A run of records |
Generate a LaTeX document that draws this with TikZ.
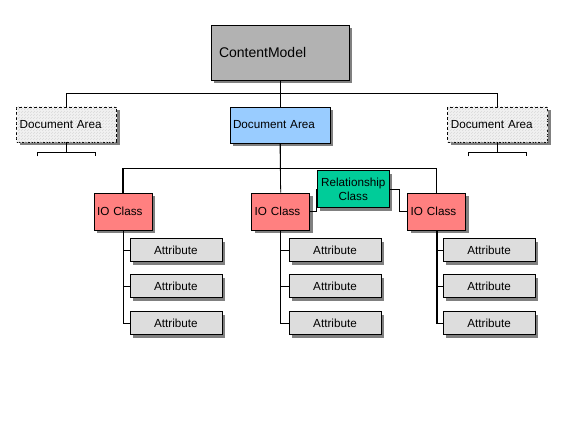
\documentclass[tikz,border=0pt]{standalone}
\usepackage{fontspec}
\setmainfont{Liberation Sans}
\usetikzlibrary{positioning,shadows,patterns}
\definecolor{modelgray}{HTML}{B2B2B2}
\definecolor{areablue}{HTML}{99CCFF}
\definecolor{ghostfill}{HTML}{F2F2F2}
\definecolor{classred}{HTML}{FF8080}
\definecolor{relgreen}{HTML}{00CC99}
\definecolor{attrgray}{HTML}{DDDDDD}
\definecolor{shadowgray}{HTML}{808080}
\tikzset{
  box/.style={rectangle, draw=black, line width=0.8pt, inner sep=0pt, font=\fontsize{11.7}{14}\selectfont,
    drop shadow={shadow xshift=3pt, shadow yshift=-3pt, fill=shadowgray, opacity=1}},
  model/.style={box, fill=modelgray, font=\fontsize{14}{16}\selectfont, minimum height=55pt, text width=122pt, inner xsep=8pt, align=left},
  area/.style={box, fill=areablue, minimum height=36pt, text width=94pt, inner xsep=3pt, align=left},
  ghost/.style={box, fill=ghostfill, dash pattern=on 3pt off 2pt, minimum height=35pt, text width=94pt, inner xsep=3pt, align=left,
    postaction={pattern=north east lines, pattern color=gray!30}},
  ioclass/.style={box, fill=classred, minimum height=37pt, text width=52pt, inner xsep=3pt, align=left},
  relbox/.style={box, fill=relgreen, minimum height=37pt, text width=66pt, inner xsep=3pt, align=center},
  attrib/.style={box, fill=attrgray, minimum width=92pt, minimum height=23pt, align=center},
  link/.style={draw=black, line width=0.8pt},
  thicklink/.style={draw=black, line width=1.6pt}
}
\begin{document}
\begin{tikzpicture}[x=1pt,y=-1pt]
\useasboundingbox (0,0) rectangle (567,425);

% Top of the model
\node[model] (cm) at (280,52.5) {ContentModel};
\node[ghost] (daL) at (66.7,124.5) {Document Area};
\node[area] (da) at (280,125) {Document Area};
\node[ghost] (daR) at (497.8,124.5) {Document Area};

\draw[link] (cm.south) -- (da.north);
\draw[link] (cm.south) -- ++(0,13) -| (daL.north);
\draw[link] (cm.south) -- ++(0,13) -| (daR.north);

% Folded branches under the dashed areas
\foreach \n in {daL,daR} {
  \coordinate (stub\n) at ([yshift=-10pt]\n.south);
  \draw[link] (\n.south) -- (stub\n);
  \draw[link] ([xshift=-29pt,yshift=-4pt]stub\n) -- ([xshift=-29pt]stub\n) -- ([xshift=29pt]stub\n) -- ([xshift=29pt,yshift=-4pt]stub\n);
}

% Classes
\node[ioclass] (io1) at (123,211.5) {IO Class};
\node[ioclass] (io2) at (280.7,211.5) {IO Class};
\node[ioclass] (io3) at (436.7,211.5) {IO Class};
\node[relbox] (rel) at (353.3,189) {Relationship\\Class};

\coordinate (bus) at ([yshift=-25pt]da.south);
\draw[link] (da.south) -- (io2.north);
\draw[link] (da.south) -- (bus) -| (io1.north);
\draw[link] (bus) -| (io3.north);
\draw[thicklink] (io1.north) -- (io1.north |- bus);

\draw[link] (io2.east) -- ++(6,0) |- (rel.west);
\draw[link] (rel.east) -- ++(10,0) |- (io3.west);

% Attributes
\foreach \i/\x in {1/175.9,2/335,3/489.2} {
  \foreach \j/\y in {1/250,2/286.2,3/323} {
    \node[attrib] (a\i\j) at (\x,\y) {Attribute};
    \draw[link] (io\i.south) |- (a\i\j.west);
  }
}
\draw[thicklink] (io3.south) -- (io3.south |- a33.west);

\end{tikzpicture}
\end{document}
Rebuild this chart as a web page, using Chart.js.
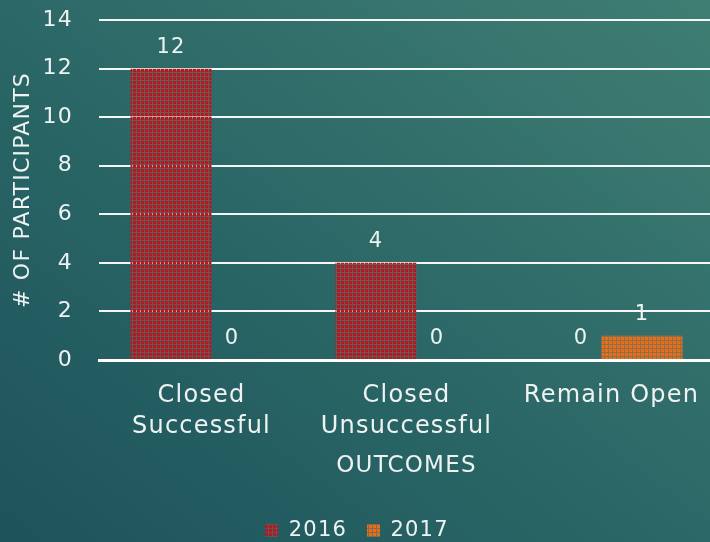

REQUIRED TASK | Without the pictures, restate all of the entries above verbatim.

FINAL ANSWER |
Generate a LaTeX document that draws this with TikZ.
\documentclass[tikz,border=0pt]{standalone}
\usepackage{fontspec}
\setmainfont{Liberation Sans}
\usetikzlibrary{positioning,shadows,patterns}
\definecolor{modelgray}{HTML}{B2B2B2}
\definecolor{areablue}{HTML}{99CCFF}
\definecolor{ghostfill}{HTML}{F2F2F2}
\definecolor{classred}{HTML}{FF8080}
\definecolor{relgreen}{HTML}{00CC99}
\definecolor{attrgray}{HTML}{DDDDDD}
\definecolor{shadowgray}{HTML}{808080}
\tikzset{
  box/.style={rectangle, draw=black, line width=0.8pt, inner sep=0pt, font=\fontsize{11.7}{14}\selectfont,
    drop shadow={shadow xshift=3pt, shadow yshift=-3pt, fill=shadowgray, opacity=1}},
  model/.style={box, fill=modelgray, font=\fontsize{14}{16}\selectfont, minimum height=55pt, text width=122pt, inner xsep=8pt, align=left},
  area/.style={box, fill=areablue, minimum height=36pt, text width=94pt, inner xsep=3pt, align=left},
  ghost/.style={box, fill=ghostfill, dash pattern=on 3pt off 2pt, minimum height=35pt, text width=94pt, inner xsep=3pt, align=left,
    postaction={pattern=north east lines, pattern color=gray!30}},
  ioclass/.style={box, fill=classred, minimum height=37pt, text width=52pt, inner xsep=3pt, align=left},
  relbox/.style={box, fill=relgreen, minimum height=37pt, text width=66pt, inner xsep=3pt, align=center},
  attrib/.style={box, fill=attrgray, minimum width=92pt, minimum height=23pt, align=center},
  link/.style={draw=black, line width=0.8pt},
  thicklink/.style={draw=black, line width=1.6pt}
}
\begin{document}
\begin{tikzpicture}[x=1pt,y=-1pt]
\useasboundingbox (0,0) rectangle (567,425);

% Top of the model
\node[model] (cm) at (280,52.5) {ContentModel};
\node[ghost] (daL) at (66.7,124.5) {Document Area};
\node[area] (da) at (280,125) {Document Area};
\node[ghost] (daR) at (497.8,124.5) {Document Area};

\draw[link] (cm.south) -- (da.north);
\draw[link] (cm.south) -- ++(0,13) -| (daL.north);
\draw[link] (cm.south) -- ++(0,13) -| (daR.north);

% Folded branches under the dashed areas
\foreach \n in {daL,daR} {
  \coordinate (stub\n) at ([yshift=-10pt]\n.south);
  \draw[link] (\n.south) -- (stub\n);
  \draw[link] ([xshift=-29pt,yshift=-4pt]stub\n) -- ([xshift=-29pt]stub\n) -- ([xshift=29pt]stub\n) -- ([xshift=29pt,yshift=-4pt]stub\n);
}

% Classes
\node[ioclass] (io1) at (123,211.5) {IO Class};
\node[ioclass] (io2) at (280.7,211.5) {IO Class};
\node[ioclass] (io3) at (436.7,211.5) {IO Class};
\node[relbox] (rel) at (353.3,189) {Relationship\\Class};

\coordinate (bus) at ([yshift=-25pt]da.south);
\draw[link] (da.south) -- (io2.north);
\draw[link] (da.south) -- (bus) -| (io1.north);
\draw[link] (bus) -| (io3.north);
\draw[thicklink] (io1.north) -- (io1.north |- bus);

\draw[link] (io2.east) -- ++(6,0) |- (rel.west);
\draw[link] (rel.east) -- ++(10,0) |- (io3.west);

% Attributes
\foreach \i/\x in {1/175.9,2/335,3/489.2} {
  \foreach \j/\y in {1/250,2/286.2,3/323} {
    \node[attrib] (a\i\j) at (\x,\y) {Attribute};
    \draw[link] (io\i.south) |- (a\i\j.west);
  }
}
\draw[thicklink] (io3.south) -- (io3.south |- a33.west);

\end{tikzpicture}
\end{document}
Rebuild this chart as a web page, using Chart.js.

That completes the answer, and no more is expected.